_AVAILABLE DATA:_
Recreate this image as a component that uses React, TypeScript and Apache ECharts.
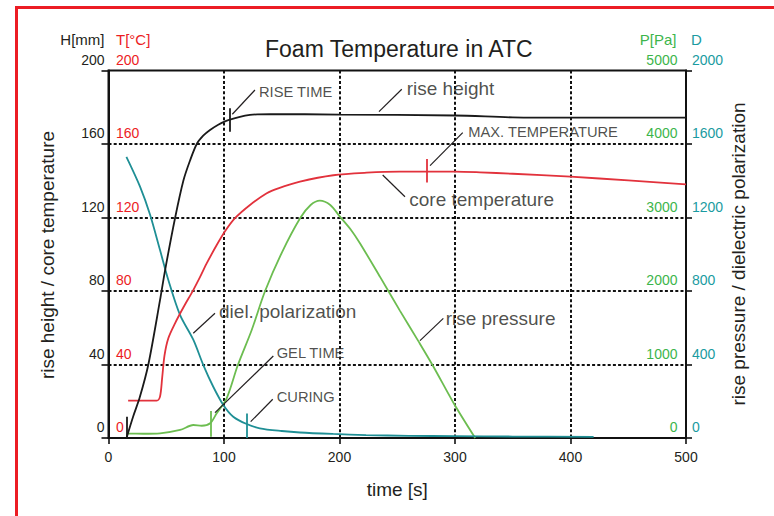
import React, { useEffect, useRef } from "react";
import * as echarts from "echarts";

// ---------- data ----------
const timeTicks = [0, 100, 200, 300, 400, 500];

const riseTime = [15.6, 21.5, 27, 34.5, 44.6, 48.9, 57.6, 64.8, 70.6, 76.4, 82, 87.9, 95, 103.7, 122.5, 140, 200, 300, 350, 400, 500];
const riseHeight = [0, 12, 22, 40, 75, 91, 119.6, 140, 151, 160, 164.5, 167.6, 170.5, 173, 175.8, 176.3, 176, 175.5, 174.5, 174.3, 174.3];

const tempTime = [17, 41.7, 44.6, 46.5, 48.5, 51.8, 57.6, 64.8, 73.4, 79.2, 85, 93.7, 100.9, 109.5, 122.5, 137, 147, 165.8, 194.6, 223.5, 252, 275.5, 300, 321.6, 350, 400, 450, 500];
const coreTemp = [20.3, 20.3, 22.5, 33, 45, 54.3, 62.4, 71, 80.5, 87.5, 95, 105, 112.5, 119.6, 126.8, 133.2, 135.9, 139.5, 143, 144.4, 145, 145, 145, 144.6, 143.8, 142.2, 140.2, 138];

const pressTime = [15.7, 30, 44.6, 62, 73.4, 80.7, 88, 93.7, 102.3, 112, 124, 135.5, 150, 166, 175, 183, 192, 200.4, 210, 217.7, 235, 252.4, 268, 281, 299, 317.5];
const risePressure = [60, 58, 64, 109, 177, 167, 200, 336, 540, 993, 1470, 1996, 2520, 2993, 3170, 3230, 3170, 3011, 2830, 2650, 2195, 1730, 1325, 980, 470, 0];

const polTime = [15.5, 27.3, 36, 44.6, 51.8, 61.9, 73.4, 82.1, 90.7, 99.4, 108, 119.7, 131, 150, 165.8, 194.6, 223, 260, 300, 350, 420];
const polarization = [1530, 1368, 1215, 1023, 860, 670, 535, 397, 279, 180, 116, 76, 53, 38, 30, 22, 16, 12, 10, 8, 6];

// annotations in data units (time, height scale)
const annoText = ["RISE TIME", "rise height", "MAX. TEMPERATURE", "core temperature", "diel. polarization", "rise pressure", "GEL TIME", "CURING"];
const annoCaps = [true, false, true, false, false, false, true, true];
const annoAt = [[130.3, 188.5], [258.2, 190.3], [311.5, 166.7], [260.4, 129.9], [95.7, 68.7], [291.9, 65.1], [145.6, 46.4], [145.6, 22.1]];
const leaderFrom = [[107.2, 176.2], [234.2, 177.6], [278.4, 148.2], [237.4, 143.1], [73.4, 57], [269.7, 53], [92.2, 13.8], [123.1, 8.9]];
const leaderTo = [[126.8, 189.4], [253.9, 189.8], [306.7, 166.2], [256.7, 131.3], [92.2, 67.9], [289.9, 65.1], [142.7, 44.6], [142.2, 21.1]];

// event markers (time, from, to on height scale) and which curve they belong to
const markerTime = [15.6, 104.6, 275.5, 88.5, 119.7];
const markerFrom = [0, 166.7, 139, 0.7, 0];
const markerTo = [11.6, 179.4, 151.8, 14.7, 13.4];
const markerCurve = ["height", "height", "temp", "pressure", "pol"];

// ---------- styles ----------
const FONT = '"Liberation Sans", Arial, Helvetica, sans-serif';
const INK = "#231f20";
const C_H = "#1a1a1a";
const C_T = "#e2323c";
const C_T_LABEL = "#ec1c24";
const C_P = "#6cbd50";
const C_P_LABEL = "#3cb54b";
const C_D = "#1f8f95";
const C_D_LABEL = "#1a9ba1";
const curveColor: Record<string, string> = { height: C_H, temp: C_T, pressure: C_P, pol: C_D };

const zip = (a: number[], b: number[]) => a.map((v, i) => [v, b[i]]);

const gridDash = { color: "#111", width: 2, type: [3, 2.2] as any };
const plain = (v: number) => String(v);

function curve(name: string, axis: number, t: number[], v: number[], color: string, z: number) {
  return {
    name,
    type: "line",
    yAxisIndex: axis,
    data: zip(t, v),
    showSymbol: false,
    symbol: "none",
    smooth: 0.3,
    lineStyle: { color, width: 1.8 },
    z,
  };
}

function buildOption(): any {
  const labelBase = { fontSize: 14, fontFamily: FONT, verticalAlign: "bottom", lineHeight: 22, showMinLabel: true, showMaxLabel: true, formatter: plain };
  return {
    animation: false,
    backgroundColor: "#fff",
    title: {
      text: "Foam Temperature in ATC",
      left: 265,
      top: 37,
      padding: 0,
      textStyle: { fontSize: 23, fontWeight: "normal", color: INK, fontFamily: FONT },
    },
    grid: { left: 108.5, top: 70.5, right: 88, bottom: 78, show: true, borderColor: "#111", borderWidth: 2 },
    xAxis: [
      {
        type: "value",
        min: timeTicks[0],
        max: timeTicks[timeTicks.length - 1],
        interval: timeTicks[1] - timeTicks[0],
        axisLine: { show: true, lineStyle: { color: "#111", width: 2 } },
        axisTick: { show: true, length: 6, lineStyle: { color: "#111", width: 1.6 } },
        axisLabel: { color: INK, fontSize: 14, fontFamily: FONT, margin: 12, formatter: plain },
        splitLine: { show: true, showMinLine: false, showMaxLine: false, lineStyle: gridDash },
        name: "time [s]",
        nameLocation: "middle",
        nameGap: 42,
        nameTextStyle: { fontSize: 19, color: INK, fontFamily: FONT },
      },
    ],
    yAxis: [
      {
        type: "value",
        position: "left",
        min: 0,
        max: 200,
        interval: 40,
        axisLine: { show: true, lineStyle: { color: "#111", width: 2 } },
        axisTick: { show: true, length: 7, lineStyle: { color: "#111", width: 1.6 } },
        axisLabel: { ...labelBase, color: INK, margin: 4 },
        splitLine: { show: true, showMinLine: false, showMaxLine: false, lineStyle: gridDash },
        name: "H[mm]",
        nameLocation: "end",
        nameGap: 24,
        nameTextStyle: { align: "right", padding: [0, 4, 0, 0], fontSize: 15, color: INK, fontFamily: FONT },
      },
      {
        type: "value",
        position: "left",
        min: 0,
        max: 200,
        interval: 40,
        axisLine: { show: false },
        axisTick: { show: false },
        axisLabel: { ...labelBase, color: C_T_LABEL, inside: true, margin: 7.5 },
        splitLine: { show: false },
        name: "T[°C]",
        nameLocation: "end",
        nameGap: 24,
        nameTextStyle: { align: "left", padding: [0, 0, 0, 7.5], fontSize: 15, color: C_T_LABEL, fontFamily: FONT },
      },
      {
        type: "value",
        position: "right",
        min: 0,
        max: 5000,
        interval: 1000,
        axisLine: { show: false },
        axisTick: { show: false },
        axisLabel: { ...labelBase, color: C_P_LABEL, inside: true, margin: 8.5 },
        splitLine: { show: false },
        name: "P[Pa]",
        nameLocation: "end",
        nameGap: 24,
        nameTextStyle: { align: "right", padding: [0, 9.5, 0, 0], fontSize: 15, color: C_P_LABEL, fontFamily: FONT },
      },
      {
        type: "value",
        position: "right",
        min: 0,
        max: 2000,
        interval: 400,
        axisLine: { show: true, lineStyle: { color: "#111", width: 2 } },
        axisTick: { show: true, length: 6, lineStyle: { color: "#111", width: 1.6 } },
        axisLabel: { ...labelBase, color: C_D_LABEL, margin: 6 },
        splitLine: { show: false },
        name: "D",
        nameLocation: "end",
        nameGap: 24,
        nameTextStyle: { align: "left", padding: [0, 0, 0, 5], fontSize: 15, color: C_D_LABEL, fontFamily: FONT },
      },
    ],
    graphic: [
      {
        type: "rect",
        z: -10,
        silent: true,
        shape: { x: 16.5, y: 7.5, width: 1200, height: 1200 },
        style: { fill: "none", stroke: "#ec1c24", lineWidth: 3 },
      },
      {
        type: "text",
        x: 47,
        y: 255,
        rotation: Math.PI / 2,
        silent: true,
        style: { text: "rise height / core temperature", fontSize: 19, fontFamily: FONT, fill: INK, align: "center", verticalAlign: "middle" },
      },
      {
        type: "text",
        x: 738,
        y: 254,
        rotation: Math.PI / 2,
        silent: true,
        style: { text: "rise pressure / dielectric polarization", fontSize: 19, fontFamily: FONT, fill: INK, align: "center", verticalAlign: "middle" },
      },
    ],
    series: [
      curve("rise pressure", 2, pressTime, risePressure, C_P, 3),
      curve("dielectric polarization", 3, polTime, polarization, C_D, 4),
      curve("core temperature", 1, tempTime, coreTemp, C_T, 5),
      curve("rise height", 0, riseTime, riseHeight, C_H, 6),
      {
        name: "annotations",
        type: "scatter",
        yAxisIndex: 0,
        symbol: "circle",
        symbolSize: 0,
        silent: true,
        z: 7,
        itemStyle: { color: "transparent" },
        data: annoAt.map((p, i) => ({
          value: p,
          label: { fontSize: annoCaps[i] ? 14.7 : 19 },
        })),
        label: {
          show: true,
          position: "right",
          distance: 0,
          color: INK,
          fontFamily: FONT,
          formatter: (p: any) => annoText[p.dataIndex],
        },
        markLine: {
          silent: true,
          symbol: ["none", "none"],
          label: { show: false },
          lineStyle: { color: INK, width: 1.2, type: "solid" },
          data: [
            ...leaderFrom.map((f, i) => [{ coord: f }, { coord: leaderTo[i] }]),
            ...markerTime.map((t, i) => [
              { coord: [t, markerFrom[i]], lineStyle: { color: curveColor[markerCurve[i]], width: 1.8, type: "solid" } },
              { coord: [t, markerTo[i]] },
            ]),
          ],
        },
      },
    ],
  };
}

export default function App() {
  const ref = useRef<HTMLDivElement>(null);
  useEffect(() => {
    if (!ref.current) return;
    const chart = echarts.init(ref.current, null, { renderer: "svg" });
    chart.setOption(buildOption());
    return () => chart.dispose();
  }, []);
  return (
    <div
      ref={ref}
      style={{ position: "fixed", left: 0, top: 0, width: 774, height: 516, background: "#fff" }}
    />
  );
}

_DIRECTIONS:_ Return only the lines from the start of the data through the line that contains "12, 10, 8, 6];", please, copying them exactly and omitting all pictures.

_IN RESPONSE:_
Recreate this image as a component that uses React, TypeScript and Apache ECharts.
import React, { useEffect, useRef } from "react";
import * as echarts from "echarts";

// ---------- data ----------
const timeTicks = [0, 100, 200, 300, 400, 500];

const riseTime = [15.6, 21.5, 27, 34.5, 44.6, 48.9, 57.6, 64.8, 70.6, 76.4, 82, 87.9, 95, 103.7, 122.5, 140, 200, 300, 350, 400, 500];
const riseHeight = [0, 12, 22, 40, 75, 91, 119.6, 140, 151, 160, 164.5, 167.6, 170.5, 173, 175.8, 176.3, 176, 175.5, 174.5, 174.3, 174.3];

const tempTime = [17, 41.7, 44.6, 46.5, 48.5, 51.8, 57.6, 64.8, 73.4, 79.2, 85, 93.7, 100.9, 109.5, 122.5, 137, 147, 165.8, 194.6, 223.5, 252, 275.5, 300, 321.6, 350, 400, 450, 500];
const coreTemp = [20.3, 20.3, 22.5, 33, 45, 54.3, 62.4, 71, 80.5, 87.5, 95, 105, 112.5, 119.6, 126.8, 133.2, 135.9, 139.5, 143, 144.4, 145, 145, 145, 144.6, 143.8, 142.2, 140.2, 138];

const pressTime = [15.7, 30, 44.6, 62, 73.4, 80.7, 88, 93.7, 102.3, 112, 124, 135.5, 150, 166, 175, 183, 192, 200.4, 210, 217.7, 235, 252.4, 268, 281, 299, 317.5];
const risePressure = [60, 58, 64, 109, 177, 167, 200, 336, 540, 993, 1470, 1996, 2520, 2993, 3170, 3230, 3170, 3011, 2830, 2650, 2195, 1730, 1325, 980, 470, 0];

const polTime = [15.5, 27.3, 36, 44.6, 51.8, 61.9, 73.4, 82.1, 90.7, 99.4, 108, 119.7, 131, 150, 165.8, 194.6, 223, 260, 300, 350, 420];
const polarization = [1530, 1368, 1215, 1023, 860, 670, 535, 397, 279, 180, 116, 76, 53, 38, 30, 22, 16, 12, 10, 8, 6];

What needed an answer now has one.